Enlarged version: http://bit.ly/2nIn06Z
Sampling is useful because collecting data and information about the whole population can be expensive and time consuming.
However, it is extremely important to make sure that the sample is representative of the whole population.
Why? Because we will use the conclusions derived from the sample to understand the behavior of the whole population.
Below are a few things we need to keep in mind before sampling:
• What is my population of interest, and to whom do I want to generalize my conclusions? All my customers or just those between 20 and 30?
• Can I sample the whole population? Do I have the data and can I process it? Maybe there is no need to sample.
• Will my sample be representative? There are three main factors that will influence it:
– size of the sample
– procedure employed for selecting the sample
– the degree of response/participation
What are the steps we have to follow when sampling?
1) Defining the population
Once we decided about our study we need to define the population of interest for that study. For example, all the customers between 20 and 30 years old of my company.
2) Specifying a sampling frame
This a set of items or events possible to measure. For example, I make them an offer of a new cell phone and record whether they accept or not.
3) Select sampling method and determine the size of the sample
Once you’ve started working on your sample, review the process.
Note that the population from which the sample is drawn may not exactly match the population whose behavior we want to understand.
Usually there is a large but not complete overlap between these two groups but not necessarily.
For example, returning to our example of the telco. Our population consisted of all customer whose age was between 20 and 30. But if in the experiment, we are going to send the offer of the new cell phone via email, we will draw our sample from all customers with the right age and whose email address is recorded in the systems of the company.
Selecting the most appropriate technique is not an easy task, and the decision will depends on the type of information we are analyzing and the available resources and data.
We can distinguish between two classes of techniques for sampling: probability sampling and non-probability sampling.
• Probability sampling is used when we need to ensure that each member of a population has a chance of being chosen.
• These are all methods of sampling that utilizes some form of random selection.
• In some probability sampling methods, all members have the same chances of being chosen, and in others not.
• Each member in the sampling frame is given a number, then a kind of lottery system is used to determine which units are to be selected. It provides for the greatest number of possible samples.
• The main disadvantage is that it is not feasible for very large data, and that minority sub-groups could not be sufficiently represented in the study.
• In this method, we select a random starting point and then proceed with the selection of every kth element from there onwards. In this case, k = (population size/sample size).

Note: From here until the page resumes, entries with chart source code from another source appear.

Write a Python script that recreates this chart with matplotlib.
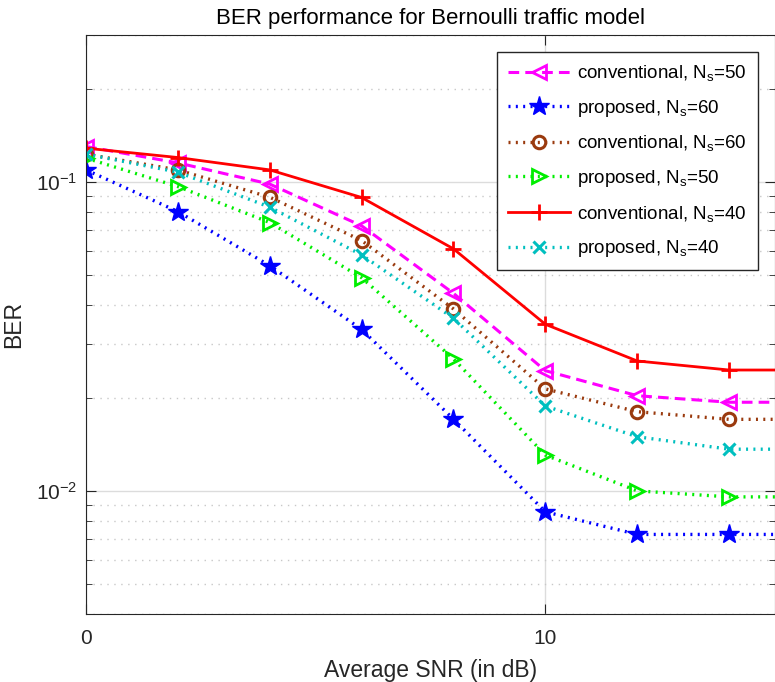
import matplotlib
matplotlib.use('Agg')
import matplotlib.pyplot as plt
from matplotlib.ticker import LogLocator, FixedLocator, NullFormatter

plt.rcParams['font.family'] = ['Liberation Sans', 'DejaVu Sans']
plt.rcParams['mathtext.fontset'] = 'custom'
plt.rcParams['mathtext.rm'] = 'Liberation Sans'
plt.rcParams['mathtext.it'] = 'Liberation Sans:italic'

# SNR points (dB)
snr = [0, 2, 4, 6, 8, 10, 12, 14, 16]

# BER curves
conv_50 = [0.1306, 0.1156, 0.0987, 0.0723, 0.0437, 0.02455, 0.02037, 0.0194, 0.0194]
prop_60 = [0.1097, 0.0804, 0.0537, 0.0334, 0.0171, 0.00857, 0.00724, 0.00724, 0.00724]
conv_60 = [0.1234, 0.1097, 0.0895, 0.0648, 0.0389, 0.02143, 0.01808, 0.01708, 0.01708]
prop_50 = [0.1198, 0.0969, 0.0741, 0.0491, 0.0268, 0.01308, 0.01002, 0.00958, 0.00958]
conv_40 = [0.129, 0.1203, 0.1097, 0.0893, 0.0609, 0.0347, 0.02639, 0.02467, 0.02467]
prop_40 = [0.1234, 0.1079, 0.0831, 0.0582, 0.0363, 0.01886, 0.0150, 0.01367, 0.01367]

labels = [r'conventional, N$_{\rm s}$=50', r'proposed, N$_{\rm s}$=60',
          r'conventional, N$_{\rm s}$=60', r'proposed, N$_{\rm s}$=50',
          r'conventional, N$_{\rm s}$=40', r'proposed, N$_{\rm s}$=40']

dot = (0, (0.6, 1.6))

fig = plt.figure(figsize=(7.75, 6.82), dpi=100)
ax = fig.add_axes([0.111, 0.0997, 0.889, 0.849])

ax.plot(snr, conv_50, color='#ff00ff', ls=(0, (3.5, 2)), lw=2.2, marker='<',
        ms=10, mfc='none', mew=2, label=labels[0])
ax.plot(snr, prop_60, color='#0000ff', ls=dot, lw=2.4,
        marker='*', ms=15, label=labels[1])
ax.plot(snr, conv_60, color='#9a3a0e', ls=dot, lw=2.4, marker='o',
        ms=9, mfc='none', mew=2.2, label=labels[2])
ax.plot(snr, prop_50, color='#00ee00', ls=dot, lw=2.4, marker='>',
        ms=10, mfc='none', mew=2, label=labels[3])
ax.plot(snr, conv_40, color='#ff0000', ls='-', lw=2, marker='+',
        ms=12, mew=2, label=labels[4])
ax.plot(snr, prop_40, color='#00bfbf', ls=dot, lw=2.4, marker='x',
        ms=9, mew=2.2, label=labels[5])

ax.set_yscale('log')
ax.set_xlim(0, 15)
ax.set_ylim(0.004, 0.3)
ax.xaxis.set_major_locator(FixedLocator([0, 10]))
ax.yaxis.set_major_locator(LogLocator(base=10, numticks=10))
ax.yaxis.set_minor_locator(LogLocator(base=10, subs=range(2, 10), numticks=10))
ax.yaxis.set_minor_formatter(NullFormatter())

ax.grid(True, which='major', color='#dcdcdc', lw=1, ls='-')
ax.grid(True, which='minor', axis='y', color='#c8c8c8', lw=1, ls=(0, (1, 4)))
ax.set_axisbelow(True)

ax.tick_params(which='both', direction='in', top=True, right=True,
               labelsize=15, colors='#262626')
ax.tick_params(axis='x', pad=11)
ax.tick_params(axis='y', pad=6)
ax.tick_params(which='major', length=7)
ax.tick_params(which='minor', length=4)
for s in ax.spines.values():
    s.set_color('#262626')

ax.set_title('BER performance for Bernoulli traffic model', fontsize=16, pad=8)
ax.set_xlabel('Average SNR (in dB)', fontsize=16.5, color='#262626', labelpad=8)
ax.set_ylabel('BER', fontsize=16.5, color='#262626', labelpad=8)

leg = ax.legend(loc='upper right', fontsize=13.5, fancybox=False, framealpha=1,
                edgecolor='#262626', borderpad=0.6, labelspacing=0.78,
                handlelength=3.3, handletextpad=0.4, borderaxespad=0.9)
leg.get_frame().set_linewidth(1)

fig.savefig('out.png', dpi=100)
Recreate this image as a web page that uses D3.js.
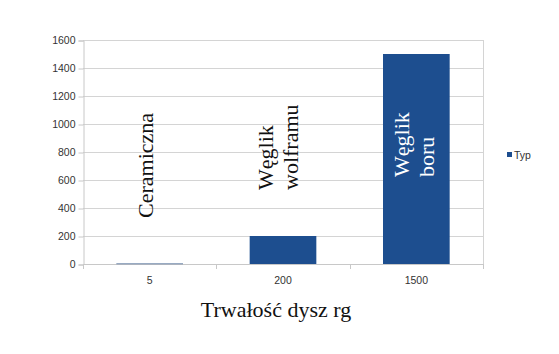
<!DOCTYPE html>
<html>
<head>
<meta charset="utf-8">
<script src="https://cdn.jsdelivr.net/npm/d3@7"></script>
<style>
  body { margin: 0; background: #fff; }
  svg { display: block; }
</style>
</head>
<body>
<svg width="559" height="354"></svg>
<script>
// data
var categories = ["5", "200", "1500"];
var values = [5, 200, 1500];
var barLabels = [["Ceramiczna"], ["Węglik", "wolframu"], ["Węglik", "boru"]];
var yTicks = [0, 200, 400, 600, 800, 1000, 1200, 1400, 1600];
var seriesName = "Typ";
var xTitle = "Trwałość dysz rg";

var svg = d3.select("svg");
// plot box (don't use "top" - clashes with window.top)
var plotL = 83, plotR = 483, plotT = 40, plotB = 264;
var barColor = "#1d4e8f";

var x = d3.scaleBand()
  .domain(categories)
  .range([plotL, plotR])
  .paddingInner(0.5)
  .paddingOuter(0.25);

var y = d3.scaleLinear().domain([0, 1600]).range([plotB, plotT]);

// grid lines
svg.append("g")
  .selectAll("line")
  .data(yTicks)
  .join("line")
  .attr("x1", plotL).attr("x2", plotR)
  .attr("y1", d => y(d) + 0.5).attr("y2", d => y(d) + 0.5)
  .attr("stroke", "#d4d4d4");

// right border
svg.append("line")
  .attr("x1", plotR + 0.5).attr("x2", plotR + 0.5)
  .attr("y1", plotT).attr("y2", plotB)
  .attr("stroke", "#d4d4d4");

// y axis
var yAxis = svg.append("g")
  .attr("transform", "translate(" + (plotL + 0.5) + ",0.5)")
  .call(d3.axisLeft(y).tickValues(yTicks).tickSize(5).tickPadding(3).tickFormat(d3.format("d")));
yAxis.select(".domain").attr("stroke", "#c8c8c8");
yAxis.selectAll(".tick line").attr("stroke", "#c8c8c8");
yAxis.selectAll("text")
  .attr("font-family", "Liberation Sans, Arial, sans-serif")
  .attr("font-size", "10.5px")
  .attr("fill", "#333");

// x axis: ticks at band edges
svg.append("line")
  .attr("x1", plotL).attr("x2", plotR)
  .attr("y1", plotB + 0.5).attr("y2", plotB + 0.5)
  .attr("stroke", "#c8c8c8");
var edges = d3.range(categories.length + 1).map(i => plotL + i * (plotR - plotL) / categories.length);
svg.append("g")
  .selectAll("line")
  .data(edges)
  .join("line")
  .attr("x1", d => Math.round(d) + 0.5).attr("x2", d => Math.round(d) + 0.5)
  .attr("y1", plotB).attr("y2", plotB + 5)
  .attr("stroke", "#c8c8c8");

svg.append("g")
  .selectAll("text")
  .data(categories)
  .join("text")
  .attr("x", d => x(d) + x.bandwidth() / 2)
  .attr("y", plotB + 20)
  .attr("text-anchor", "middle")
  .attr("font-family", "Liberation Sans, Arial, sans-serif")
  .attr("font-size", "10.5px")
  .attr("fill", "#333")
  .text(d => d);

// bars
svg.append("g")
  .selectAll("rect")
  .data(values)
  .join("rect")
  .attr("x", (d, i) => x(categories[i]))
  .attr("y", d => y(d))
  .attr("width", x.bandwidth())
  .attr("height", d => Math.max(1, plotB - y(d)))
  .attr("fill", (d, i) => i === 0 ? "#6d86a8" : barColor);

// rotated labels inside / above bars
var labelBottom = [218, 190, 177];
var labelBase = [3, -10, -7];
barLabels.forEach(function(lines, i) {
  var cx = x(categories[i]) + x.bandwidth() / 2 + labelBase[i];
  var g = svg.append("g")
    .attr("transform", "translate(" + cx + "," + labelBottom[i] + ") rotate(-90)");
  g.selectAll("text")
    .data(lines)
    .join("text")
    .attr("x", 0)
    .attr("y", (d, j) => j * 25)
    .attr("font-family", "Liberation Serif, Times New Roman, serif")
    .attr("font-size", "22px")
    .attr("fill", i === 2 ? "#fff" : "#111")
    .text(d => d);
});

// x title
svg.append("text")
  .attr("x", 276)
  .attr("y", 317)
  .attr("text-anchor", "middle")
  .attr("font-family", "Liberation Serif, Times New Roman, serif")
  .attr("font-size", "22px")
  .attr("fill", "#111")
  .text(xTitle);

// legend
svg.append("rect")
  .attr("x", 507).attr("y", 152)
  .attr("width", 5).attr("height", 5)
  .attr("fill", barColor);
svg.append("text")
  .attr("x", 514).attr("y", 158.5)
  .attr("font-family", "Liberation Sans, Arial, sans-serif")
  .attr("font-size", "10.5px")
  .attr("fill", "#333")
  .text(seriesName);
</script>
</body>
</html>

• The main disadvantage is that the sample could be biased if there is a hidden periodicity of our population.
• For example, suppose 30% of the telco customers were men and and the other 70% women. We could divide customers by sex. Next, if we want our sample size to be 20% of the population, we will choose a sample of 20% of the women stratum, and another 20% of the men stratum.

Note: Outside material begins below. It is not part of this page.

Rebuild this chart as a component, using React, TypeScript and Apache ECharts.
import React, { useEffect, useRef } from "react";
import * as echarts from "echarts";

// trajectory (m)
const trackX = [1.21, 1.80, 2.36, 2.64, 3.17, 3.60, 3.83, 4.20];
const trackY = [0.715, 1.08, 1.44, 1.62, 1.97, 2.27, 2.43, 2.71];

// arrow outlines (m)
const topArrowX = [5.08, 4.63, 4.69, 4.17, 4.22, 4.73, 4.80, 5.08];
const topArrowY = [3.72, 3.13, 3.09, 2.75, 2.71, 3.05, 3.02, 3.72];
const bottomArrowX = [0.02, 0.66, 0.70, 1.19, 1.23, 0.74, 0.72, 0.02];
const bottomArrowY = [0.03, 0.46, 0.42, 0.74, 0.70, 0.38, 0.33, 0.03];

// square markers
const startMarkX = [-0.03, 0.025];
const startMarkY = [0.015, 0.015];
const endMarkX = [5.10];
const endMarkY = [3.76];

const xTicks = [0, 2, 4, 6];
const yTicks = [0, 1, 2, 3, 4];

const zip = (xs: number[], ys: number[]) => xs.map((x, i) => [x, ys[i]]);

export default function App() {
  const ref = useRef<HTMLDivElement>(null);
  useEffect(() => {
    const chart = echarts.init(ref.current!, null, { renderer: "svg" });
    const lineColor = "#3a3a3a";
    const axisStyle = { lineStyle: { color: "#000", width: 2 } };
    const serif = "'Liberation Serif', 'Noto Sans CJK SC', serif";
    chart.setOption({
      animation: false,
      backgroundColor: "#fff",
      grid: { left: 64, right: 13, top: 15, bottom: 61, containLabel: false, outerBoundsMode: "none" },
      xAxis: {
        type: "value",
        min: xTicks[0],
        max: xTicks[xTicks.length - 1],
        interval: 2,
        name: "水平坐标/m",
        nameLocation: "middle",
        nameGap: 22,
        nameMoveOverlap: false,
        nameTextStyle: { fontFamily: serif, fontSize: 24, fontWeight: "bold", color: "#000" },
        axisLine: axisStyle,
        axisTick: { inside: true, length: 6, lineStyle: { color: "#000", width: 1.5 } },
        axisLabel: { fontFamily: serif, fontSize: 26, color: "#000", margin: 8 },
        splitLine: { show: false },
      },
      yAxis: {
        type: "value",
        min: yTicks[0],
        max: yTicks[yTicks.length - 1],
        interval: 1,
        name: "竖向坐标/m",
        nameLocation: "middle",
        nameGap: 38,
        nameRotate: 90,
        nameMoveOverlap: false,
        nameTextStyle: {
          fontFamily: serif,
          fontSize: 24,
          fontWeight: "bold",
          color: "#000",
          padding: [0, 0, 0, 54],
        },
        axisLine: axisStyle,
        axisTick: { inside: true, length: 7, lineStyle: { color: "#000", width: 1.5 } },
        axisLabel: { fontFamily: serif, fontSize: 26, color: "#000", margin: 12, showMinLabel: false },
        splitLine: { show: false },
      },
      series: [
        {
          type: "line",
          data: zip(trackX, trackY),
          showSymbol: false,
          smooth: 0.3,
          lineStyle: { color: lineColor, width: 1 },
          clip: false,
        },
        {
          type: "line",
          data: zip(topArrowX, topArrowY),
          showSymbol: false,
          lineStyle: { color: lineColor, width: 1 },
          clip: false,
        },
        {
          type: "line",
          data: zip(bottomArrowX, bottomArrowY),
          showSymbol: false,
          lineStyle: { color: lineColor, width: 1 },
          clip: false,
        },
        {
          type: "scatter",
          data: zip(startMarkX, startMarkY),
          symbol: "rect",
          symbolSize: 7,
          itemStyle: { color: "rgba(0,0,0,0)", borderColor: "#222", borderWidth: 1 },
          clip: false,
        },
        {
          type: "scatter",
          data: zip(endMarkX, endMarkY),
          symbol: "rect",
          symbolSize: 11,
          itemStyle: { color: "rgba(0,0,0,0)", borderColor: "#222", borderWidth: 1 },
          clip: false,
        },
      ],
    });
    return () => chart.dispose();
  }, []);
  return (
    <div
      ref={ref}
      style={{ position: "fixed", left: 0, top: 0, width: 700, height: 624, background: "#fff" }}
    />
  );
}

• This way we ensure all strata or groups are represented in our sample.
• The main problem in these scenarios is that the classes are highly imbalanced. Usually a company has less than a 1% churn rate. Hence, the predictive model will fail to capture the patterns of those churning (they represent an extremely low percentage of the total data).

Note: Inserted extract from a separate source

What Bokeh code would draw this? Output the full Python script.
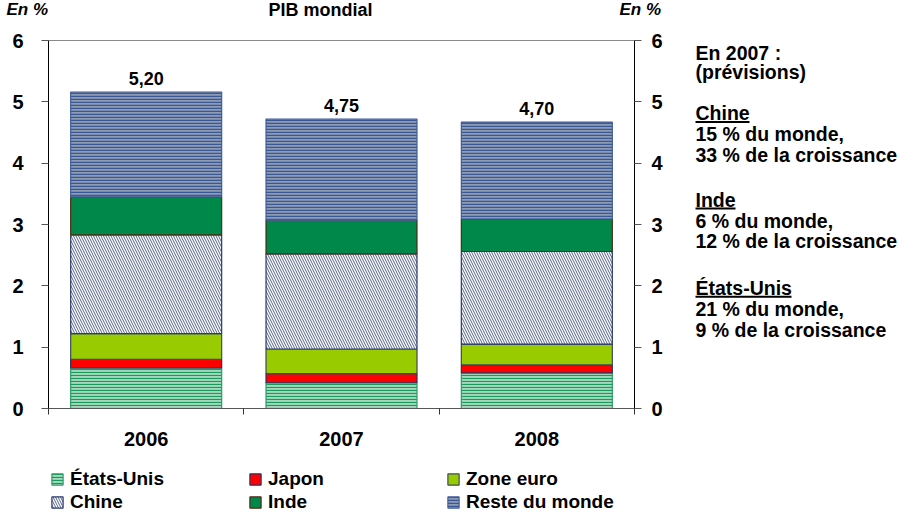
from bokeh.plotting import figure
from bokeh.layouts import column, row
from bokeh.models import (Range1d, FixedTicker, LinearAxis, Legend, LegendItem, ColumnDataSource)
from bokeh.core.properties import value
from bokeh.embed import file_html
from bokeh.resources import INLINE

# ---------------- data ----------------
years = ["2006", "2007", "2008"]
etats_unis = [0.66, 0.42, 0.58]
japon = [0.14, 0.15, 0.13]
zone_euro = [0.42, 0.40, 0.34]
chine = [1.61, 1.55, 1.51]
inde = [0.62, 0.55, 0.53]
reste_du_monde = [1.71, 1.65, 1.58]
total_labels = ["5,20", "4,75", "4,70"]
series_names = ["États-Unis", "Japon", "Zone euro", "Chine", "Inde", "Reste du monde"]
y_ticks = [0, 1, 2, 3, 4, 5, 6]

notes = ["En 2007 :", "(prévisions)", "Chine", "15 % du monde,", "33 % de la croissance",
         "Inde", "6 % du monde,", "12 % de la croissance",
         "États-Unis", "21 % du monde,", "9 % de la croissance"]
underlined = ["Chine", "Inde", "États-Unis"]

# ---------------- styles ----------------
FONT = "Liberation Sans"
keys = ["us", "jp", "eu", "cn", "ind", "rw"]
fills = ["#a3d8bd", "#ff0000", "#99cc00", "#ffffff", "#00884a", "#8e9bb5"]
lines = ["#2a9d68", "#27335e", "#3c4a5c", "#2a3b6b", "#4e2c12", "#3f5d9b"]
hatches = ["horizontal_line", None, None, "left_diagonal_line", None, "horizontal_line"]
hatch_colors = ["#1a9a5c", None, None, "#2a3b6b", None, "#3a5894"]
hatch_scales = [3, 12, 12, 5, 12, 3]
hatch_weights = [1.2, 1, 1, 0.8, 1, 1.5]


def bar_style(i):
    kw = dict(fill_color=fills[i], line_color=lines[i], line_width=1.2)
    if hatches[i]:
        kw.update(hatch_pattern=hatches[i], hatch_color=hatch_colors[i],
                  hatch_scale=hatch_scales[i], hatch_weight=hatch_weights[i])
    return kw


TOTAL_W, TOTAL_H = 899, 514
TOP_H = 28
MAIN_W = 680
MAIN_H = 425
LEG_H = TOTAL_H - TOP_H - MAIN_H
NOTES_W = TOTAL_W - MAIN_W


def blank_fig(w, h):
    f = figure(width=w, height=h, x_range=Range1d(0, w), y_range=Range1d(h, 0),
               output_backend="svg", toolbar_location=None, x_axis_type=None, y_axis_type=None,
               min_border=0, outline_line_color=None)
    f.grid.visible = False
    return f


# ---------------- top strip ----------------
top = blank_fig(TOTAL_W, TOP_H)
top_src = ColumnDataSource(dict(x=[6, 320, 619], y=[9, 9, 9], t=["En %", "PIB mondial", "En %"],
                                st=["bold italic", "bold", "bold italic"], al=["left", "center", "left"],
                                fs=["17px", "18px", "17px"]))
top.text(x="x", y="y", text="t", source=top_src, text_font=value(FONT), text_font_style="st",
         text_align="al", text_baseline="middle", text_font_size="fs", text_color="black")

# ---------------- main chart ----------------
x_pos = [i + 0.5 for i in range(len(years))]
src = ColumnDataSource(dict(x=x_pos))

p = figure(width=MAIN_W, height=MAIN_H, x_range=Range1d(0, 3), y_range=Range1d(0, 6),
           output_backend="svg", toolbar_location=None,
           min_border_left=48, min_border_right=MAIN_W - 634,
           min_border_top=12, min_border_bottom=MAIN_H - 12 - 368)
p.grid.visible = False
p.outline_line_color = "#8a8a8a"

bottoms = [0.0] * len(years)
series_vals = [etats_unis, japon, zone_euro, chine, inde, reste_du_monde]
for i, k in enumerate(keys):
    tops = [b + v for b, v in zip(bottoms, series_vals[i])]
    src.data[k + "_b"] = list(bottoms)
    src.data[k + "_t"] = tops
    p.vbar(x="x", bottom=k + "_b", top=k + "_t", width=0.773, source=src, **bar_style(i))
    bottoms = tops

src.data["total"] = bottoms
src.data["lab"] = total_labels
p.text(x="x", y="total", text="lab", source=src, text_align="center",
       text_baseline="middle", y_offset=-14, text_font_size="18px",
       text_font=value(FONT), text_font_style="bold", text_color="black")


def style_y(ax, standoff):
    ax.ticker = FixedTicker(ticks=y_ticks)
    ax.major_tick_out = 7
    ax.major_tick_in = 0
    ax.minor_tick_out = 0
    ax.minor_tick_in = 0
    ax.axis_line_color = "black"
    ax.major_tick_line_color = "#555555"
    ax.major_label_text_font = FONT
    ax.major_label_text_font_style = "bold"
    ax.major_label_text_font_size = "20px"
    ax.major_label_text_color = "black"
    ax.major_label_standoff = standoff


style_y(p.yaxis[0], 18)
right = LinearAxis()
style_y(right, 10)
p.add_layout(right, "right")

xa = p.xaxis[0]
xa.ticker = FixedTicker(ticks=x_pos, minor_ticks=[0, 1, 2, 3])
xa.major_label_overrides = {x: y for x, y in zip(x_pos, years)}
xa.major_tick_out = 0
xa.major_tick_in = 0
xa.minor_tick_out = 6
xa.minor_tick_in = 0
xa.minor_tick_line_color = "#333333"
xa.axis_line_color = "#555555"
xa.major_label_text_font = FONT
xa.major_label_text_font_style = "bold"
xa.major_label_text_font_size = "20px"
xa.major_label_text_color = "black"
xa.major_label_standoff = 17

# ---------------- notes on the right ----------------
notes_fig = blank_fig(NOTES_W, MAIN_H)
note_y = [15, 36, 84, 108, 132, 184, 208, 232, 286, 310, 334]
notes_fig.text(x=[15] * len(notes), y=note_y, text=notes, text_font=value(FONT), text_font_style="bold",
               text_font_size="19.5px", text_baseline="middle", text_color="black")
uw = {"Chine": 54, "Inde": 40, "États-Unis": 96}
ux0, ux1, uy = [], [], []
for t, yy in zip(notes, note_y):
    if t in underlined:
        ux0.append(15)
        ux1.append(15 + uw[t])
        uy.append(yy + 10)
notes_fig.segment(x0=ux0, y0=uy, x1=ux1, y1=uy, line_color="black", line_width=2)

# ---------------- legend strip ----------------
leg_fig = blank_fig(TOTAL_W, LEG_H)
leg_src = ColumnDataSource(dict(x=[-5000], b=[-5000], t=[-4999]))
leg_renderers = []
for i in range(len(keys)):
    r = leg_fig.vbar(x="x", bottom="b", top="t", width=1, source=leg_src, **bar_style(i))
    r.visible = False
    leg_renderers.append(r)
legend = Legend(items=[LegendItem(label=n, renderers=[r]) for n, r in zip(series_names, leg_renderers)],
                orientation="horizontal", ncols=3, location=(50, 1),
                glyph_width=14, glyph_height=14, label_standoff=6, label_width=178,
                label_height=23, spacing=0, padding=0, margin=0,
                border_line_color=None, background_fill_alpha=0, inactive_fill_alpha=0,
                label_text_font=FONT, label_text_font_style="bold",
                label_text_font_size="19px", label_text_color="black")
leg_fig.add_layout(legend, "center")

layout = column(top, row(p, notes_fig), leg_fig)
open("out.html", "w").write(file_html(layout, INLINE))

• Oversampling is frequently used to build random samples, where for example we have 40% of customers who churn and 60% who don’t.
• Once we have randomly selected a number of clusters, there are two possibilities:
– All the members of those clusters are selected for the final sample.
– A subset of elements within those clusters are randomly selected to be included in the sample
• The main difference between stratified and clustered samples, is that in stratified sampling all groups are represented, while in cluster sampling, all groups are not represented.
These methods can be defined as all sampling methods where some members of the population have no chance of being selected or where the probability of selection can’t be accurately determined.
Since the selection of elements is non-random, non-probability sampling doesn’t allow the estimation of sampling errors. Hence, despite it can be easier to get samples they are not as reliable for making conclusions about the whole population of interest.
Suppose we’re interested in knowing the average income of US citizens. Since we cannot get data from all citizens, we decide to take a sample.
Our decision is to randomly select 10,000 phone numbers and call them, and interview the first person who answers the phone. The resulting sample would not be probabilistic, as some people may be more likely to answer the phone than others.
Unemployed people, or those teleworking are more probable to answer the phone as they spend more time at home. In the same way, people without a phone will have no chance of answering the poll.